[Entries with chart source code]
####################

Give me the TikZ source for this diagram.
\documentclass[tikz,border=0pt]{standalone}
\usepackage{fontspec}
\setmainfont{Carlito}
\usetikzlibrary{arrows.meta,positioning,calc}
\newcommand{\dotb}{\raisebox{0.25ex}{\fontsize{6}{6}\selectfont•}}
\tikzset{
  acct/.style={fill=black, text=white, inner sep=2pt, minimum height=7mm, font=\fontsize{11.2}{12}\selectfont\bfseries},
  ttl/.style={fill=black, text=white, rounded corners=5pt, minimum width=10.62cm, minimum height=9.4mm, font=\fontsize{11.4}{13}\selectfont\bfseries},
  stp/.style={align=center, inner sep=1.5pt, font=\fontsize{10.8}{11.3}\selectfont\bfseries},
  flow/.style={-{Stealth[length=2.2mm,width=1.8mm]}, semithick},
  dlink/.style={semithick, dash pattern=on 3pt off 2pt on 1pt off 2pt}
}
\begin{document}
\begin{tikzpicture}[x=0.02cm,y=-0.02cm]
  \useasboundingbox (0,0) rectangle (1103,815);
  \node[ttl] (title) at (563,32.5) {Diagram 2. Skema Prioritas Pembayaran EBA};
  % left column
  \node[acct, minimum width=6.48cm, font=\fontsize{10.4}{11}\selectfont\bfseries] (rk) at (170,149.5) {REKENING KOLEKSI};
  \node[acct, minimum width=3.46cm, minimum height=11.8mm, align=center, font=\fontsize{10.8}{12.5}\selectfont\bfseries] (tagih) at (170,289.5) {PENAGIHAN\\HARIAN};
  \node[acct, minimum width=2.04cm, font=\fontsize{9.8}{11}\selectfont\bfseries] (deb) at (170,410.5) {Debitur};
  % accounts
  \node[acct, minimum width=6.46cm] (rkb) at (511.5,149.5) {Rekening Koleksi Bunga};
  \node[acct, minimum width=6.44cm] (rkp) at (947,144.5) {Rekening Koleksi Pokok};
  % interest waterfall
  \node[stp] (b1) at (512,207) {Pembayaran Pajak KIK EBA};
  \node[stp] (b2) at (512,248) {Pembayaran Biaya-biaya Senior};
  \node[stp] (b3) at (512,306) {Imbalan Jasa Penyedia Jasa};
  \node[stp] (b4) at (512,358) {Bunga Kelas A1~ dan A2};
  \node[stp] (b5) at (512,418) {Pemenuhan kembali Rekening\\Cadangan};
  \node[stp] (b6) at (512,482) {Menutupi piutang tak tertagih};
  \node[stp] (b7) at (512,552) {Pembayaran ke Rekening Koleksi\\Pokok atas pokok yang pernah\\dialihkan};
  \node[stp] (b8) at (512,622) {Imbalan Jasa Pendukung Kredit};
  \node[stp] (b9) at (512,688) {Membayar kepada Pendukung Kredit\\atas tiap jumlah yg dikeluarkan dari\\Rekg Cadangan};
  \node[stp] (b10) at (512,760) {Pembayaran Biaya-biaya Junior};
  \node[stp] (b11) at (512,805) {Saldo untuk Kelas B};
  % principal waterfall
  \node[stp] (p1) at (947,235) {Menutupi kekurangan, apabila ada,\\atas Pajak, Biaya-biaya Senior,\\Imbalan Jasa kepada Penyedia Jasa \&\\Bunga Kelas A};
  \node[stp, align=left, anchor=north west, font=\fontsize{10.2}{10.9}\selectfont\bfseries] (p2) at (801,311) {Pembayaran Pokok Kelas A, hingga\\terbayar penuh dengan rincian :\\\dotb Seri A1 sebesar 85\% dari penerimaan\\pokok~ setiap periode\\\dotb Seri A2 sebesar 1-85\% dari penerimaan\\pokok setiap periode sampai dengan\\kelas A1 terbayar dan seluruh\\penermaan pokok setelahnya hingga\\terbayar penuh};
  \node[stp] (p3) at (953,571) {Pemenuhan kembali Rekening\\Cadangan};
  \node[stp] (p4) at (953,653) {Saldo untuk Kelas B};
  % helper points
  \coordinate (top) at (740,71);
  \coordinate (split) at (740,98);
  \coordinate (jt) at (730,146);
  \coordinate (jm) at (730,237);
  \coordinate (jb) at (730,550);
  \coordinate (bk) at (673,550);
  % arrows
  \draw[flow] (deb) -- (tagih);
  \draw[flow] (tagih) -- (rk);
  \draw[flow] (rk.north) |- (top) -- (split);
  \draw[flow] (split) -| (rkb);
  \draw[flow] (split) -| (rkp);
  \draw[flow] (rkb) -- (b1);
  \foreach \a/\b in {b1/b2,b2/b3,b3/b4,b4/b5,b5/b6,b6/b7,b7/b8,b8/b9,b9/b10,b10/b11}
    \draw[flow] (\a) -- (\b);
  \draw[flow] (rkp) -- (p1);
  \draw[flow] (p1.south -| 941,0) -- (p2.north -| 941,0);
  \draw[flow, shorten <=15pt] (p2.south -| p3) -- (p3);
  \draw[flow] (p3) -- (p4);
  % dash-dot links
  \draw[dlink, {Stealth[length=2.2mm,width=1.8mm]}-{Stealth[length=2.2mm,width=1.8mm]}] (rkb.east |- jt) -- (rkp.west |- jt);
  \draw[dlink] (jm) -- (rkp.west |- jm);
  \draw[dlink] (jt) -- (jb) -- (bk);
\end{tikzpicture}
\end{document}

####################

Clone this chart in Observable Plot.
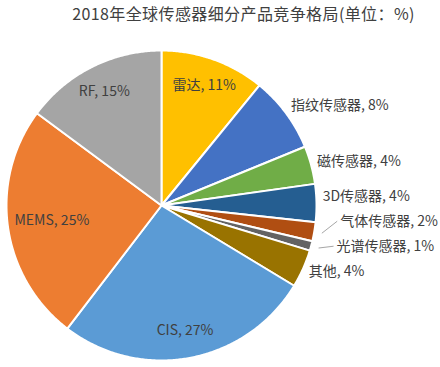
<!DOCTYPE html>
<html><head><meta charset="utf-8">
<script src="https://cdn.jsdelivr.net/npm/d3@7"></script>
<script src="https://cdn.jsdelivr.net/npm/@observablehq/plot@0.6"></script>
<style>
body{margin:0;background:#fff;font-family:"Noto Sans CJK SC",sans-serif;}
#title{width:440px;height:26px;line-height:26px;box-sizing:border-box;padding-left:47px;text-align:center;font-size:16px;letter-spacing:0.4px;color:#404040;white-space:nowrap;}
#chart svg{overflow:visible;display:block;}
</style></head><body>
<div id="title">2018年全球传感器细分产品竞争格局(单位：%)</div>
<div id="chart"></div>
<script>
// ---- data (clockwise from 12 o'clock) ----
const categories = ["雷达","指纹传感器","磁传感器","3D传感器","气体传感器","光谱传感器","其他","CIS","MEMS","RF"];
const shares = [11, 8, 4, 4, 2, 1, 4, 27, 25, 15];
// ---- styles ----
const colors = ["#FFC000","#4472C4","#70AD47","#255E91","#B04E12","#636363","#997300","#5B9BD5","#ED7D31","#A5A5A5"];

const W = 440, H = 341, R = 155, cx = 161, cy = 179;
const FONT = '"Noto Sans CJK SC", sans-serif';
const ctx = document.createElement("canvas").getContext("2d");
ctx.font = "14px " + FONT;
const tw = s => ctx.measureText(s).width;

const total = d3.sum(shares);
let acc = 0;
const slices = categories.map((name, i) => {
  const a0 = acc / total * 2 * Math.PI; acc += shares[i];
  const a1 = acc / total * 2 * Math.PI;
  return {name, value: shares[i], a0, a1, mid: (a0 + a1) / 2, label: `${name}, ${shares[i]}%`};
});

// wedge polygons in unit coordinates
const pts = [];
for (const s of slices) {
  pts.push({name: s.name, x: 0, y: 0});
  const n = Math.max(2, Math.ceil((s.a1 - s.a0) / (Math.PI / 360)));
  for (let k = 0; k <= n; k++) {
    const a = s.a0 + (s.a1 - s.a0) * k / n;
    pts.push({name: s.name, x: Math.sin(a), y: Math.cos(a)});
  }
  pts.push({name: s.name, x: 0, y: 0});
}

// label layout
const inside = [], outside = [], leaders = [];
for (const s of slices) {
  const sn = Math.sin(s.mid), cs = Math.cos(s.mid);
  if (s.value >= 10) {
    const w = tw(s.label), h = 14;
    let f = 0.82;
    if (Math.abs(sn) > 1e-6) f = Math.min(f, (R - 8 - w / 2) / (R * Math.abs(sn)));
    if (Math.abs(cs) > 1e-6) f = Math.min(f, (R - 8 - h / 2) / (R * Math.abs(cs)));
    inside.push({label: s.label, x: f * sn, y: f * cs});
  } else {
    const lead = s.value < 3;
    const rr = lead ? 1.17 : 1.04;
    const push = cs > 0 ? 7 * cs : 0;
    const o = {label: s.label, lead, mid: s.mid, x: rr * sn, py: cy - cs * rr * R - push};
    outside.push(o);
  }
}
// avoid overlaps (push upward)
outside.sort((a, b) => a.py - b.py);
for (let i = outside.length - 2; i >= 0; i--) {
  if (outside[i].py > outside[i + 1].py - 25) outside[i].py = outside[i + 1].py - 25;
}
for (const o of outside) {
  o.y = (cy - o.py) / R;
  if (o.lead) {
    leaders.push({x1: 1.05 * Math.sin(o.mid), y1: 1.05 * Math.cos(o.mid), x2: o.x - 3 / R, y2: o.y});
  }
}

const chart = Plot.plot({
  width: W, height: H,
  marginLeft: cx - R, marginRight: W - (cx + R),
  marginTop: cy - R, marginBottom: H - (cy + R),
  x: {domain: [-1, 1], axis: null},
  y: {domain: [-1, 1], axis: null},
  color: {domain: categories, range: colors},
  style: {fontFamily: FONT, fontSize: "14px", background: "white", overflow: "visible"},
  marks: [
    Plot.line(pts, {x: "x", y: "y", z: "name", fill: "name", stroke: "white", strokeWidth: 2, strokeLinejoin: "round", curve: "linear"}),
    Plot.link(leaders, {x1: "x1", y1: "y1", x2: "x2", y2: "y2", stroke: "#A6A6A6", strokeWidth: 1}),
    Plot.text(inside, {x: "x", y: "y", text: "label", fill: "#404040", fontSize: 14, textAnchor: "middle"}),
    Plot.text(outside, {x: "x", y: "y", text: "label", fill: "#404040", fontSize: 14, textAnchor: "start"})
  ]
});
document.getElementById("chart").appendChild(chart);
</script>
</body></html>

####################

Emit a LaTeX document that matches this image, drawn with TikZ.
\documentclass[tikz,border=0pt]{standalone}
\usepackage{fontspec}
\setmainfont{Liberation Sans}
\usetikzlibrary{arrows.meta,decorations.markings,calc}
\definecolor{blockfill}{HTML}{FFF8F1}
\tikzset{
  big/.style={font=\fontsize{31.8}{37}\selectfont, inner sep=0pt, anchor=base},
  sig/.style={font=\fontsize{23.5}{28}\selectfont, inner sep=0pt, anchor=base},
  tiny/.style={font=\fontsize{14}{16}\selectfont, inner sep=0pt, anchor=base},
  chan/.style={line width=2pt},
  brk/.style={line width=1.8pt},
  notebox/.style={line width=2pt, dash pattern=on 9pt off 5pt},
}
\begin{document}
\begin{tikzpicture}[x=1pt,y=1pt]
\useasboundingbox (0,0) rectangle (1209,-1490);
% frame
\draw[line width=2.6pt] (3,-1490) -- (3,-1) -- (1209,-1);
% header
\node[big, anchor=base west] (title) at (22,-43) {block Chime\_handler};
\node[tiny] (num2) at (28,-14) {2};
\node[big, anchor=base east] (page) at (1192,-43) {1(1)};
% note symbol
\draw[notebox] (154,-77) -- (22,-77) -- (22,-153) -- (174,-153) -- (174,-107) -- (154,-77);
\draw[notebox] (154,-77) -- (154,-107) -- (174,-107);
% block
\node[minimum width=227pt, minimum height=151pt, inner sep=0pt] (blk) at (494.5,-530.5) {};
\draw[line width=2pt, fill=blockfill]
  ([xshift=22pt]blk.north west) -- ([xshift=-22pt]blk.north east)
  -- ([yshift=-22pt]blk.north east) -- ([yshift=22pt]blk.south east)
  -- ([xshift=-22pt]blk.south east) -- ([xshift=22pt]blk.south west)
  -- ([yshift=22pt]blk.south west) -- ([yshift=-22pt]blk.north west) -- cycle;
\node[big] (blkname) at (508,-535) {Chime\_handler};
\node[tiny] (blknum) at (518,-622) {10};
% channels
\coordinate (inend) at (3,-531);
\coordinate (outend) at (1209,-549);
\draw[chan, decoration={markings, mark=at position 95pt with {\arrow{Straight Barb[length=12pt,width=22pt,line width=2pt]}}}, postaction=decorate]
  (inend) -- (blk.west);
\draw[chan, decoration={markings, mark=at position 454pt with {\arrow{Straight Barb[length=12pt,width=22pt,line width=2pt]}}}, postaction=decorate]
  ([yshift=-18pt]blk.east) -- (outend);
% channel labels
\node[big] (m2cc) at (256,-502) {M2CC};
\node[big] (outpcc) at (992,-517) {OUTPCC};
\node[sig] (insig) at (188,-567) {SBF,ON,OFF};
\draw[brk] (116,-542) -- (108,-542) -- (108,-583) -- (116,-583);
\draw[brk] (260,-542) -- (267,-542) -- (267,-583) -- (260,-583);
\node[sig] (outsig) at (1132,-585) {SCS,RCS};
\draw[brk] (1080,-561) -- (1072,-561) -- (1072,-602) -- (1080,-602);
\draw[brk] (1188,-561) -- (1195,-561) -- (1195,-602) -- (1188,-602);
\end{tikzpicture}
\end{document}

####################

TASK => A line counts if it holds the word "this". How many lines of the entries count? Give the number only.

TASK ANSWER => 3